Work required. Omit pictures and quote the listing below line by line, from its start through the line that holds "step = 2 * math.pi / n".

>> Begin Data extract

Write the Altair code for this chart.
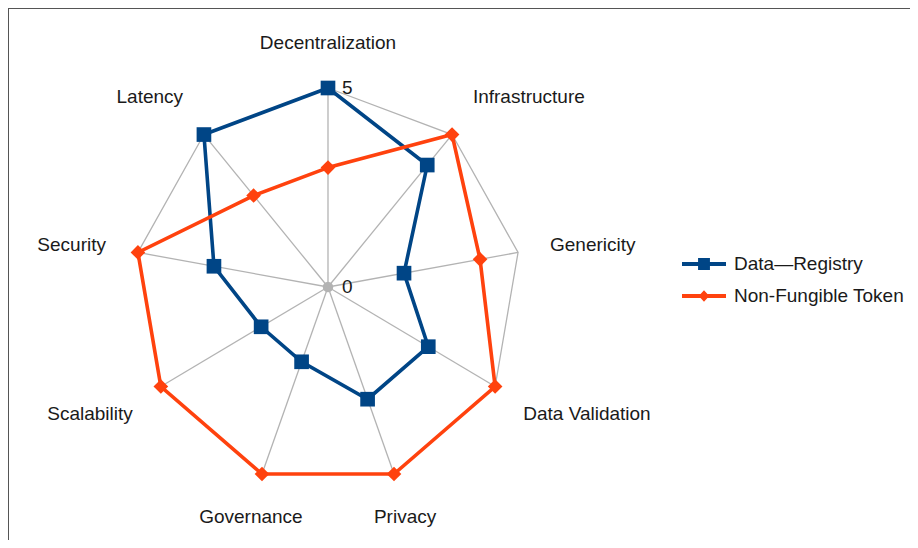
import math
import altair as alt
import pandas as pd

# ---- data ----
categories = ["Decentralization", "Infrastructure", "Genericity", "Data Validation",
              "Privacy", "Governance", "Scalability", "Security", "Latency"]
registry = [5, 4, 2, 3, 3, 2, 2, 3, 5]
nft = [3, 5, 4, 5, 5, 5, 5, 5, 3]
series_names = ["Data\u2014Registry", "Non-Fungible Token"]
series_colors = ["#004586", "#ff420e"]
axis_ticks = [0, 5]
r_max = 5

n = len(categories)
step = 2 * math.pi / n

rows = []
for s, vals in zip(series_names, [registry, nft]):
    for i in range(n + 1):
        k = i % n
        rows.append({"series": s, "category": categories[k], "idx": i, "value": vals[k]})
df = pd.DataFrame(rows)

grid_rows = [{"category": categories[i % n], "idx": i, "value": r_max} for i in range(n + 1)]
grid_df = pd.DataFrame(grid_rows)
cat_df = pd.DataFrame({"category": categories, "idx": list(range(n)), "value": [r_max] * n})
tick_df = pd.DataFrame({"value": axis_ticks, "label": [str(t) for t in axis_ticks]})

W, H = 902, 532
xs = alt.Scale(domain=[-8.290, 15.078], nice=False, zero=False)
ys = alt.Scale(domain=[-6.357, 7.010], nice=False, zero=False)
X = alt.X("x:Q", scale=xs, axis=None)
Y = alt.Y("y:Q", scale=ys, axis=None)

ang = f"datum.idx * {step}"
polar = dict(x=f"datum.value * sin({ang})", y=f"datum.value * cos({ang})")

FONT = "Liberation Sans"
FS = 19
TXT = "#1a1a1a"
GRID = "#b3b3b3"

spokes = alt.Chart(cat_df).transform_calculate(**polar, x0="0", y0="0").mark_rule(
    color=GRID, strokeWidth=1.3
).encode(x=alt.X("x0:Q", scale=xs, axis=None), y=alt.Y("y0:Q", scale=ys, axis=None),
         x2="x:Q", y2="y:Q")

web = alt.Chart(grid_df).transform_calculate(**polar).mark_line(
    color=GRID, strokeWidth=1.3
).encode(x=X, y=Y, order="idx:Q")

center = alt.Chart(tick_df).transform_filter("datum.value == 0").transform_calculate(
    x="0", y="datum.value").mark_circle(color=GRID, size=110, opacity=1).encode(x=X, y=Y)

color_nolegend = alt.Color("series:N", scale=alt.Scale(domain=series_names, range=series_colors),
                           legend=None)

lines = alt.Chart(df).transform_calculate(**polar).mark_line(strokeWidth=3.6).encode(
    x=X, y=Y, color=color_nolegend, order="idx:Q", detail="series:N")

points = alt.Chart(df).transform_filter(f"datum.idx < {n}").transform_calculate(**polar).mark_point(
    filled=True, opacity=1, size=215).encode(
    x=X, y=Y, color=color_nolegend,
    shape=alt.Shape("series:N", scale=alt.Scale(domain=series_names, range=["square", "diamond"]),
                    legend=None))

lab_polar = dict(
    x=f"5.84 * sin({ang})",
    y=(f"6.16 * cos({ang}) + (cos({ang}) > 0.5 && cos({ang}) < 0.9 ? 0.07 : 0)"
       f" + (cos({ang}) < -0.3 && cos({ang}) > -0.9 ? -0.08 : 0)"
       f" + (cos({ang}) < -0.9 ? 0.04 : 0)"),
)
lab_base = alt.Chart(cat_df).transform_calculate(**lab_polar, c=f"cos({ang})", s=f"sin({ang})")
lab_center = lab_base.transform_filter("abs(datum.c) > 0.9").mark_text(
    align="center", baseline="middle", dy=1, font=FONT, fontSize=FS, color=TXT).encode(
    x=X, y=Y, text="category:N")
lab_left = lab_base.transform_filter("abs(datum.c) <= 0.9 && datum.s > 0").mark_text(
    align="left", baseline="middle", dy=1, font=FONT, fontSize=FS, color=TXT).encode(
    x=X, y=Y, text="category:N")
lab_right = lab_base.transform_filter("abs(datum.c) <= 0.9 && datum.s < 0").mark_text(
    align="right", baseline="middle", dy=1, font=FONT, fontSize=FS, color=TXT).encode(
    x=X, y=Y, text="category:N")

ticks = alt.Chart(tick_df).transform_calculate(x="0", y="datum.value").mark_text(
    align="left", baseline="middle", dx=14, font=FONT, fontSize=FS, color=TXT).encode(
    x=X, y=Y, text="label:N")

sq_path = "M-1,-0.09H1V0.09H-1Z M-0.27,-0.27H0.27V0.27H-0.27Z"
di_path = "M-1,-0.09H1V0.09H-1Z M0,-0.26L0.24,0L0,0.26L-0.24,0Z"
leg = dict(title=None, orient="none", legendX=674, legendY=234, symbolSize=1936,
           labelFont=FONT, labelFontSize=FS, labelColor=TXT, labelOffset=8, labelLimit=400,
           rowPadding=-4, symbolStrokeWidth=0, symbolOpacity=1)
legend_layer = alt.Chart(df).transform_filter("false").transform_calculate(**polar).mark_point(
    filled=True, opacity=1).encode(
    x=X, y=Y,
    color=alt.Color("series:N", scale=alt.Scale(domain=series_names, range=series_colors),
                    legend=alt.Legend(**leg)),
    shape=alt.Shape("series:N", scale=alt.Scale(domain=series_names, range=[sq_path, di_path]),
                    legend=alt.Legend(**leg)))

frame_df = pd.DataFrame({"a": [0]})
frame_left = alt.Chart(frame_df).mark_rule(color="#555555", strokeWidth=1).encode(
    x=alt.value(0.5), y=alt.value(0), y2=alt.value(H))
frame_top = alt.Chart(frame_df).mark_rule(color="#555555", strokeWidth=1).encode(
    y=alt.value(0.5), x=alt.value(0), x2=alt.value(W))

chart = alt.layer(
    frame_left, frame_top, spokes, web, center, lines, points,
    lab_center, lab_left, lab_right, ticks, legend_layer
).resolve_scale(color="independent", shape="independent").properties(
    width=W, height=H, padding=0, autosize=alt.AutoSizeParams(type="none"),
    background="white"
).configure_view(stroke=None)

chart.save("out.html", embed_options={"renderer": "svg", "actions": False})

>> End Data extract

The response.
Write the Altair code for this chart.
import math
import altair as alt
import pandas as pd

# ---- data ----
categories = ["Decentralization", "Infrastructure", "Genericity", "Data Validation",
              "Privacy", "Governance", "Scalability", "Security", "Latency"]
registry = [5, 4, 2, 3, 3, 2, 2, 3, 5]
nft = [3, 5, 4, 5, 5, 5, 5, 5, 3]
series_names = ["Data\u2014Registry", "Non-Fungible Token"]
series_colors = ["#004586", "#ff420e"]
axis_ticks = [0, 5]
r_max = 5

n = len(categories)
step = 2 * math.pi / n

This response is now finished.